Allied Esports Entertainment, Inc. (NASDAQ: AESE) (the “Company”), a global esports entertainment company, today announced that the Company’s Board of Directors (the “Board”) has authorized a stock repurchase program of up to $10 million of its outstanding shares of common stock. The manner, timing and amount of any purchase will be based on an evaluation of market conditions, stock price and other factors.

“Allied Esports Entertainment is committed to maximizing shareholder value, and we feel this stock repurchase authorization is a positive step towards this goal,” said Ms. Yinghua Chen, Chief Executive Officer. “We believe the current share price does not reflect the Company’s intrinsic value and this action underscores the Board’s confidence in the Company.

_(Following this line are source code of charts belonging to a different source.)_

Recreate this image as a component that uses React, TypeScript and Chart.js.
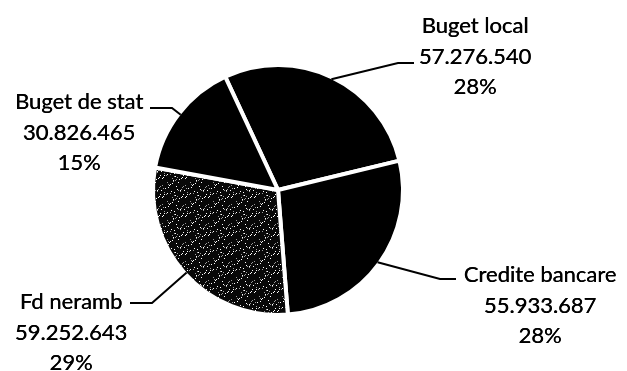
import React, { useEffect, useRef } from "react";
import { Chart, registerables } from "chart.js";

Chart.register(...registerables);

const categories = ["Buget local", "Credite bancare", "Fd neramb", "Buget de stat"];
const amounts = [57276540, 55933687, 59252643, 30826465];

// Layout for the outside labels (text block centre, first line y, leader end point, side)
const labelLayout = [
  { cx: 475, y: 26, endX: 414, endY: 63, side: "left" },
  { cx: 540, y: 275, endX: 456, endY: 279, side: "left" },
  { cx: 71, y: 302, endX: 130, endY: 303, side: "right" },
  { cx: 79, y: 102, endX: 150, endY: 108, side: "right" },
];

const FONT = "22px Lato";
const LINE_H = 30.5;

function fmt(n: number): string {
  const s = String(Math.round(n));
  let out = "";
  for (let i = 0; i < s.length; i++) {
    const fromEnd = s.length - i;
    out += s[i];
    if (fromEnd > 1 && (fromEnd - 1) % 3 === 0) out += ".";
  }
  return out;
}

function makeSpeckle(): CanvasPattern | string {
  const c = document.createElement("canvas");
  c.width = 23;
  c.height = 19;
  const g = c.getContext("2d");
  if (!g) return "#111";
  g.fillStyle = "#080808";
  g.fillRect(0, 0, 23, 19);
  g.fillStyle = "#ffffff";
  for (let y = 0; y < 19; y++) {
    for (let x = 0; x < 23; x++) {
      if ((x * 7 + y * 13 + x * y * 5) % 19 === 0) g.fillRect(x, y, 1, 1);
    }
  }
  g.fillStyle = "#9a9a9a";
  for (let y = 0; y < 19; y++) {
    for (let x = 0; x < 23; x++) {
      if ((x * 11 + y * 5 + x * y) % 23 === 3) g.fillRect(x, y, 1, 1);
    }
  }
  const p = g.createPattern(c, "repeat");
  return p || "#111";
}

const labelPlugin = {
  id: "outerLabels",
  afterDraw(chart: any) {
    const ctx = chart.ctx;
    const meta = chart.getDatasetMeta(0);
    const total = amounts.reduce((a, b) => a + b, 0);
    ctx.save();
    ctx.font = FONT;
    ctx.fillStyle = "#000";
    ctx.textAlign = "center";
    ctx.textBaseline = "middle";
    meta.data.forEach((arc: any, i: number) => {
      const L = labelLayout[i];
      const lines = [categories[i], fmt(amounts[i]), Math.round((amounts[i] / total) * 100) + "%"];
      lines.forEach((t, k) => {
        ctx.fillText(t, L.cx, L.y + k * LINE_H);
        ctx.fillText(t, L.cx + 0.4, L.y + k * LINE_H);
      });
      const { x, y, startAngle, endAngle, outerRadius } = arc.getProps(
        ["x", "y", "startAngle", "endAngle", "outerRadius"],
        true
      );
      const mid = (startAngle + endAngle) / 2;
      const r = outerRadius - 2;
      const px = x + Math.cos(mid) * r;
      const py = y + Math.sin(mid) * r;
      const tail = L.side === "left" ? 16 : -22;
      ctx.beginPath();
      ctx.strokeStyle = "#000";
      ctx.lineWidth = 2;
      ctx.moveTo(px, py);
      ctx.lineTo(L.endX - tail, L.endY);
      ctx.lineTo(L.endX, L.endY);
      ctx.stroke();
    });
    ctx.restore();
  },
};

export default function App() {
  const ref = useRef<HTMLCanvasElement | null>(null);
  useEffect(() => {
    document.body.style.margin = "0";
    if (!ref.current) return;
    const speckle = makeSpeckle();
    const chart = new Chart(ref.current, {
      type: "pie",
      data: {
        labels: categories,
        datasets: [
          {
            data: amounts,
            backgroundColor: ["#000000", "#000000", speckle as any, "#000000"],
            borderColor: "#ffffff",
            borderWidth: 4,
          },
        ],
      },
      options: {
        responsive: false,
        animation: false,
        rotation: -25,
        layout: { padding: { top: 63, bottom: 54, left: 151, right: 222 } },
        plugins: { legend: { display: false }, tooltip: { enabled: false } },
      },
      plugins: [labelPlugin],
    });
    return () => chart.destroy();
  }, []);
  return (
    <div style={{ position: "absolute", left: 0, top: 0, width: 627, height: 371, background: "#fff" }}>
      <canvas ref={ref} width={627} height={371} />
    </div>
  );
}
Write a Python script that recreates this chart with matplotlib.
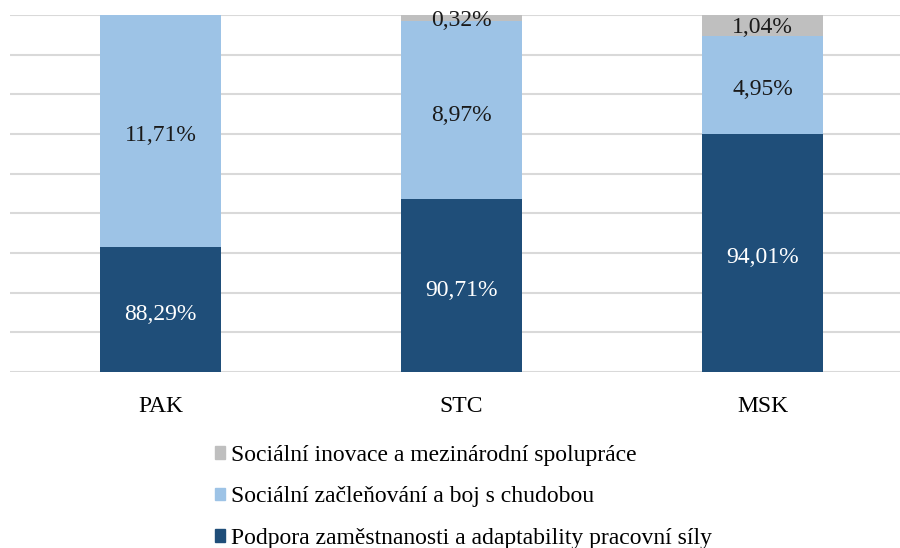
import matplotlib.pyplot as plt
import numpy as np
from matplotlib.patches import Patch

plt.rcParams['font.family'] = ['Liberation Serif', 'DejaVu Serif']

# Data
regions = ['PAK', 'STC', 'MSK']
podpora = [88.29, 90.71, 94.01]
zaclenovani = [11.71, 8.97, 4.95]
inovace = [0.0, 0.32, 1.04]

series_names = ['Podpora zaměstnanosti a adaptability pracovní síly',
                'Sociální začleňování a boj s chudobou',
                'Sociální inovace a mezinárodní spolupráce']
colors = ['#1F4E79', '#9DC3E6', '#BFBFBF']
text_colors = ['white', '#1a1a1a', '#1a1a1a']

ymin, ymax = 82, 100

fig = plt.figure(figsize=(9, 5.48), dpi=100)
ax = fig.add_axes([10 / 900, 176 / 548, 890 / 900, 357 / 548])

x = np.arange(len(regions))
bottom = np.zeros(len(regions))
for vals, col, tcol in zip([podpora, zaclenovani, inovace], colors, text_colors):
    vals = np.array(vals)
    ax.bar(x, vals, 0.4, bottom=bottom, color=col, zorder=2)
    for xi, b, v in zip(x, bottom, vals):
        if v > 0:
            # label sits in the middle of the visible part of the segment
            ymid = (max(b, ymin) + b + v) / 2
            off = -3.5 if v > 2 else -1.5
            ax.annotate(f'{v:.2f}%'.replace('.', ','), (xi, ymid), xytext=(0, off),
                        textcoords='offset points', ha='center', va='center',
                        color=tcol, fontsize=17, zorder=3)
    bottom += vals

ax.set_ylim(ymin, ymax)
ax.set_xlim(-0.5, 2.457)
ax.set_yticks(np.arange(ymin, ymax + 1, 2))
ax.set_yticklabels([])
ax.yaxis.grid(True, color='#D9D9D9', linewidth=1.5, zorder=0)
ax.tick_params(length=0, labelsize=17, pad=17)
ax.set_xticks(x)
ax.set_xticklabels(regions)
for s in ax.spines.values():
    s.set_visible(False)

handles = [Patch(color=c) for c in colors][::-1]
fig.legend(handles, series_names[::-1], loc='upper left', bbox_to_anchor=(203 / 900, 1 - 433 / 548),
           frameon=False, fontsize=17, handlelength=0.45, handleheight=0.45, handletextpad=0.25,
           labelspacing=0.87, borderpad=0)

fig.savefig('out.png', dpi=100)
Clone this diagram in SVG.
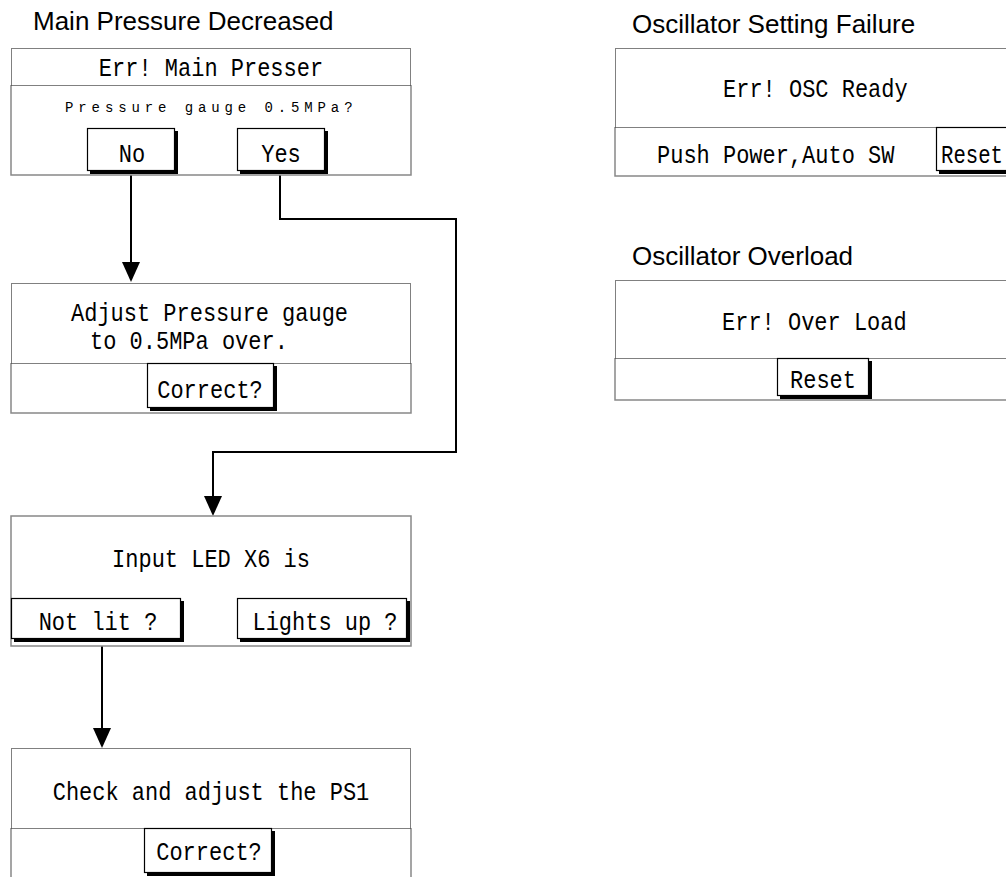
<svg xmlns="http://www.w3.org/2000/svg" width="1006" height="877" viewBox="0 0 1006 877">
  <style>
    .title { font-family: "Liberation Sans", Arial, sans-serif; font-size: 26px; fill: #000; }
    .lcd { font-family: "Liberation Mono", "DejaVu Sans Mono", monospace; font-size: 22px; fill: #000; }
    .lcd-small { font-family: "Liberation Mono", "DejaVu Sans Mono", monospace; font-size: 14px; letter-spacing: 4.9px; fill: #000; }
    .mid { text-anchor: middle; }
    .hdr { fill: #fff; stroke: #000; stroke-width: 1; stroke-dasharray: 1 1; }
    .frame { fill: none; stroke: #888; stroke-width: 1.5; }
    .btn { fill: #fff; stroke: #000; stroke-width: 1.2; }
    .shadow { fill: #000; }
    .conn { fill: none; stroke: #000; stroke-width: 2; }
  </style>
  <defs>
    <marker id="arrow" viewBox="0 0 20 18" refX="0" refY="9" markerWidth="20" markerHeight="18" markerUnits="userSpaceOnUse" orient="auto">
      <path d="M0,0 L20,9 L0,18 z" fill="#000"/>
    </marker>
  </defs>

  <rect width="1006" height="877" fill="#fff"/>

  <!-- section titles -->
  <text class="title" x="33" y="30">Main Pressure Decreased</text>
  <text class="title" x="632" y="33">Oscillator Setting Failure</text>
  <text class="title" x="632" y="265">Oscillator Overload</text>

  <!-- connectors -->
  <g id="connectors">
    <path class="conn" d="M131,175 V262" marker-end="url(#arrow)"/>
    <path class="conn" d="M280,175 V219 H456 V452 H213 V496" marker-end="url(#arrow)"/>
    <path class="conn" d="M102,646 V728" marker-end="url(#arrow)"/>
  </g>

  <!-- LCD texts use a tall, narrow face: glyphs are stretched vertically around their baseline -->

  <!-- Err! Main Presser screen -->
  <g id="main-presser">
    <path class="frame" d="M11,85 V175 H411 V85"/>
    <rect class="hdr" x="11.5" y="48.5" width="399" height="37"/>
    <text class="lcd mid" transform="translate(211,76) scale(1,1.2)">Err! Main Presser</text>
    <text class="lcd-small" transform="translate(65,112) scale(1,1.1)">Pressure gauge 0.5MPa?</text>
    <g id="btn-no">
      <rect class="shadow" x="90" y="131" width="88" height="43"/>
      <rect class="btn" x="87.5" y="128.5" width="87" height="42"/>
      <text class="lcd mid" transform="translate(132,162) scale(1,1.2)">No</text>
    </g>
    <g id="btn-yes">
      <rect class="shadow" x="240" y="131" width="88" height="43"/>
      <rect class="btn" x="237.5" y="128.5" width="87" height="42"/>
      <text class="lcd mid" transform="translate(281,162) scale(1,1.2)">Yes</text>
    </g>
  </g>

  <!-- Adjust pressure gauge screen -->
  <g id="adjust-gauge">
    <path class="frame" d="M11,363 V413 H411 V363"/>
    <rect class="hdr" x="11.5" y="283.5" width="399" height="80"/>
    <text class="lcd" transform="translate(71,321) scale(1,1.15)">Adjust Pressure gauge</text>
    <text class="lcd" transform="translate(90,349) scale(1,1.15)">to 0.5MPa over.</text>
    <g id="btn-correct-1">
      <rect class="shadow" x="150" y="366" width="127" height="45"/>
      <rect class="btn" x="147.5" y="363.5" width="126" height="44"/>
      <text class="lcd mid" transform="translate(210,398) scale(1,1.2)">Correct?</text>
    </g>
  </g>

  <!-- Input LED X6 screen -->
  <g id="input-led">
    <rect class="frame" x="11" y="516" width="400" height="130"/>
    <text class="lcd mid" transform="translate(211,567) scale(1,1.2)">Input LED X6 is</text>
    <g id="btn-not-lit">
      <rect class="shadow" x="14" y="601" width="170" height="41"/>
      <rect class="btn" x="11.5" y="598.5" width="169" height="40"/>
      <text class="lcd mid" transform="translate(98,630) scale(1,1.2)">Not lit ?</text>
    </g>
    <g id="btn-lights-up">
      <rect class="shadow" x="240" y="601" width="170" height="41"/>
      <rect class="btn" x="237.5" y="598.5" width="169" height="40"/>
      <text class="lcd mid" transform="translate(325,630) scale(1,1.2)">Lights up ?</text>
    </g>
  </g>

  <!-- Check PS1 screen -->
  <g id="check-ps1">
    <path class="frame" d="M11,828 V877 M411,828 V877"/>
    <rect class="hdr" x="11.5" y="748.5" width="399" height="80"/>
    <text class="lcd mid" transform="translate(211,800) scale(1,1.2)">Check and adjust the PS1</text>
    <g id="btn-correct-2">
      <rect class="shadow" x="147" y="831" width="128" height="45"/>
      <rect class="btn" x="144.5" y="828.5" width="127" height="44"/>
      <text class="lcd mid" transform="translate(209,860) scale(1,1.2)">Correct?</text>
    </g>
  </g>

  <!-- Err! OSC Ready screen -->
  <g id="osc-ready">
    <path class="frame" d="M615,127 V176 H1006"/>
    <rect class="hdr" x="615.5" y="48.5" width="400" height="79"/>
    <text class="lcd" transform="translate(723,97) scale(1,1.2)">Err! OSC Ready</text>
    <text class="lcd" transform="translate(657,163) scale(1,1.2)">Push Power,Auto SW</text>
    <g id="btn-reset-1">
      <rect class="shadow" x="939" y="130" width="80" height="44"/>
      <rect class="btn" x="936.5" y="127.5" width="80" height="43"/>
      <text class="lcd" transform="translate(941,163) scale(1,1.2)" textLength="62" lengthAdjust="spacingAndGlyphs">Reset</text>
    </g>
  </g>

  <!-- Err! Over Load screen -->
  <g id="over-load">
    <path class="frame" d="M615,358 V400 H1006"/>
    <rect class="hdr" x="615.5" y="280.5" width="400" height="78"/>
    <text class="lcd" transform="translate(722,330) scale(1,1.2)">Err! Over Load</text>
    <g id="btn-reset-2">
      <rect class="shadow" x="780" y="361" width="92" height="38"/>
      <rect class="btn" x="777.5" y="358.5" width="91" height="37"/>
      <text class="lcd mid" transform="translate(823,388) scale(1,1.2)">Reset</text>
    </g>
  </g>
</svg>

Given our strong balance sheet, we believe this share repurchase program is a timely and appropriate use of the Company’s capital resources.”

Repurchases under the program will be made in open market transactions in compliance with the Securities and Exchange Commission Rule 10b-18 and federal securities laws. The stock repurchase program is expected to be completed over the next 24 months. The stock repurchase program does not obligate the Company to acquire any particular amount of common stock, and it may be extended, suspended or discontinued at any time at the Company's discretion. The stock repurchase will be funded using the Company's working capital. Any shares purchased under this program will be returned to the status of authorized but unissued shares of common stock.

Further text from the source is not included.